My husband proposed to me in Central Park (where I had often played hooky while in high school), and our first date was a lecture by Olmsted scholar Al Fein, again in Central Park. After careers in book publishing and design, I belatedly discovered gardens when I visited Sissinghurst, Munstead Wood, and other iconic British gardens in the early 1980s. An avid reader, I had been devouring books by Vita Sackville-West and other garden writers and decided it was time to see some of these magical places. This experience was a revelation, because everything I was interested in clicked into place: art, color, design, literature, photography, and history. My enlightenment coincided with the emergence of landscape history as a recognized academic discipline, so I found myself instantly swept up by it all. I initially focused on Gertrude Jekyll and subsequently won a grant from the National Endowment for the Arts to catalog her photo-albums at the University of California at Berkeley. This exercise grew out of an exhibition with landscape architect Michael Van Valkenburgh based on Jekyll's photographs and was followed by books on Jekyll and the Arts and Crafts era. Writing about Ellen Shipman, Beatrix Farrand, Rose Nichols, and other legendary American designers who came under Jekyll’s influence brought me head-on with issues of preservation. For the past 20 years, I have taught at the Landscape Institute at Harvard University and lectured nationwide on garden history and preservation. I also edited The Journal of the New England Garden History Society for 10 years and currently serve as a consultant for The Garden Conservancy and other preservation organizations.

How would you define a cultural landscape?

A cultural landscape is a garden, estate, park, campus, or other designed entity that ranks in national significance with architecture, sculpture, and other works of art.
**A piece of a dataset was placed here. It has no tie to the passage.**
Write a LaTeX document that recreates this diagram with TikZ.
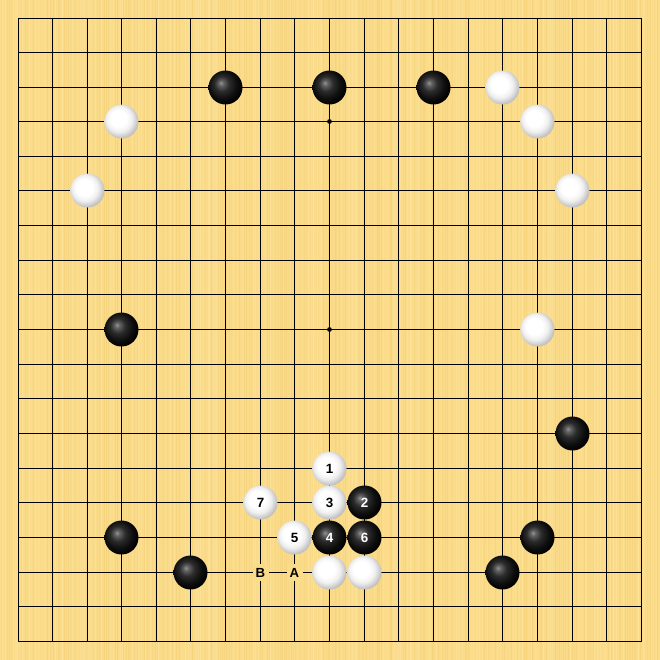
\documentclass[tikz,border=0pt]{standalone}
\usepackage{fontspec}
\setmainfont{Liberation Sans}
\definecolor{board}{RGB}{250,219,138}
\definecolor{stripeL}{RGB}{255,232,165}
\definecolor{stripeD}{RGB}{243,204,112}
\pgfdeclareradialshading{wstone}{\pgfpoint{-6bp}{6bp}}{color(0bp)=(white); color(12bp)=(white); color(19bp)=(black!6); color(25bp)=(black!20); color(31bp)=(black!34); color(50bp)=(black!34)}
\pgfdeclareradialshading{bstone}{\pgfpoint{-7bp}{7bp}}{color(0bp)=(black!42); color(4bp)=(black!62); color(11bp)=(black!83); color(20bp)=(black!94); color(28bp)=(black); color(50bp)=(black)}
\tikzset{
  gridline/.style={line width=0.62pt, black, line cap=rect},
  stone/.style={circle, inner sep=0pt, minimum size=17pt, font=\fontsize{6.7}{7}\selectfont\bfseries},
  wst/.style={stone, shading=wstone, text=black},
  bst/.style={stone, shading=bstone, text=white},
  starpt/.style={circle, fill=black, inner sep=0pt, minimum size=2.4pt},
  lbl/.style={fill=board, inner sep=0pt, minimum width=8pt, minimum height=8.6pt, font=\fontsize{6.6}{7}\selectfont\bfseries, text=black}
}
\begin{document}
\begin{tikzpicture}[x=0.5pt,y=-0.5pt]
\useasboundingbox (0,0) rectangle (660,660);
\fill[board] (0,0) rectangle (660,660);
\pgfmathsetseed{7}
\foreach \i in {0,...,300}{
  \pgfmathsetmacro\xx{\i*2.2+1.2*rnd}
  \pgfmathsetmacro\op{0.15+0.35*rnd}
  \pgfmathsetmacro\wd{0.2+0.4*rnd}
  \pgfmathparse{rnd>0.5 ? 1 : 0}
  \ifnum\pgfmathresult=1
    \draw[stripeL, opacity=\op, line width=\wd pt] (\xx,0) -- (\xx,660);
  \else
    \draw[stripeD, opacity=\op, line width=\wd pt] (\xx,0) -- (\xx,660);
  \fi
}
\foreach \p in {18,52,87,121,156,190,225,260,294,329,364,398,433,468,502,537,572,606,641}{
  \pgfmathsetmacro\q{\p+0.5}
  \draw[gridline] (\q,18.5) -- (\q,641.5);
  \draw[gridline] (18.5,\q) -- (641.5,\q);
}
\foreach \a in {121.5,329.5,537.5}{\foreach \b in {121.5,329.5,537.5}{\node[starpt] at (\a,\b) {};}}
% black stones
\node[bst] (b1) at (225.5,87.5) {};
\node[bst] (b2) at (329.5,87.5) {};
\node[bst] (b3) at (433.5,87.5) {};
\node[bst] (b4) at (121.5,329.5) {};
\node[bst] (b5) at (572.5,433.5) {};
\node[bst] (b6) at (121.5,537.5) {};
\node[bst] (b7) at (537.5,537.5) {};
\node[bst] (b8) at (190.5,572.5) {};
\node[bst] (b9) at (502.5,572.5) {};
\node[bst] (m2) at (364.5,502.5) {2};
\node[bst] (m4) at (329.5,537.5) {4};
\node[bst] (m6) at (364.5,537.5) {6};
% white stones
\node[wst] (w1) at (502.5,87.5) {};
\node[wst] (w2) at (121.5,121.5) {};
\node[wst] (w3) at (537.5,121.5) {};
\node[wst] (w4) at (87.5,190.5) {};
\node[wst] (w5) at (572.5,190.5) {};
\node[wst] (w6) at (537.5,329.5) {};
\node[wst] (w7) at (329.5,572.5) {};
\node[wst] (w8) at (364.5,572.5) {};
\node[wst] (m1) at (329.5,468.5) {1};
\node[wst] (m3) at (329.5,502.5) {3};
\node[wst] (m5) at (294.5,537.5) {5};
\node[wst] (m7) at (260.5,502.5) {7};
% letters
\node[lbl] (lB) at (260.5,572.5) {B};
\node[lbl] (lA) at (294.5,572.5) {A};
\end{tikzpicture}
\end{document}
Many of these landscapes are associated with a prominent designer, aesthetic, or an irreplaceable geographic setting.

Why did you get involved in the landscape that was threatened in your community?

My involvement with threatened landscapes was sparked by my familiarity with Shipman’s gardens. While writing my book on her, I was aghast to discover that only a handful of the 600 gardens she designed survived in any recognizable form. Some, such as Rose Terrace in Grosse Pointe, Michigan, had recently been destroyed by the wrecking ball, while other surviving gardens had been insensitively altered due to ignorance or re-use. When Longue Vue House and Gardens, one of Shipman’s key remaining projects, was severely damaged by Hurricane Katrina in 2005, I began to understand the fragility of cultural landscapes. As a board member of the Beatrix Farrand Society, I have been helping transform Garland Farm (Farrand’s last residence) into the landscape educational center that she once envisioned.

How did your understanding of this landscape change as a result of your advocacy efforts?

As a scholar and educator, I try to help people understand the significance of landscapes as works of art, while towing the line between historic recreation and modern-day adaptive re-use. In the case of Longue Vue, I helped spread the word of its devastation and encouraged people to contribute to its renewal. In other cases of threatened landscapes, I provide documentation on the property’s significance and write about them in the national press. 

Did the understanding of others change as well? If so, how?

Because of the increased exposure of historic landscapes through books, newspaper articles, conferences, and the work of organizations such as The Cultural Landscape Foundation, the public has become much more aware of the diversity of cultural landscapes and the importance of preservation.

What is the message that you would like to give our readers that may inspire them to make a difference?

I would encourage people to work on both the local and national levels in raising the public’s consciousness about the importance of saving cultural landscapes and the irresponsibility of losses of irreplaceable landscapes due to ignorance, bureaucracy, and greed. Knowledge is the key to understanding preservation.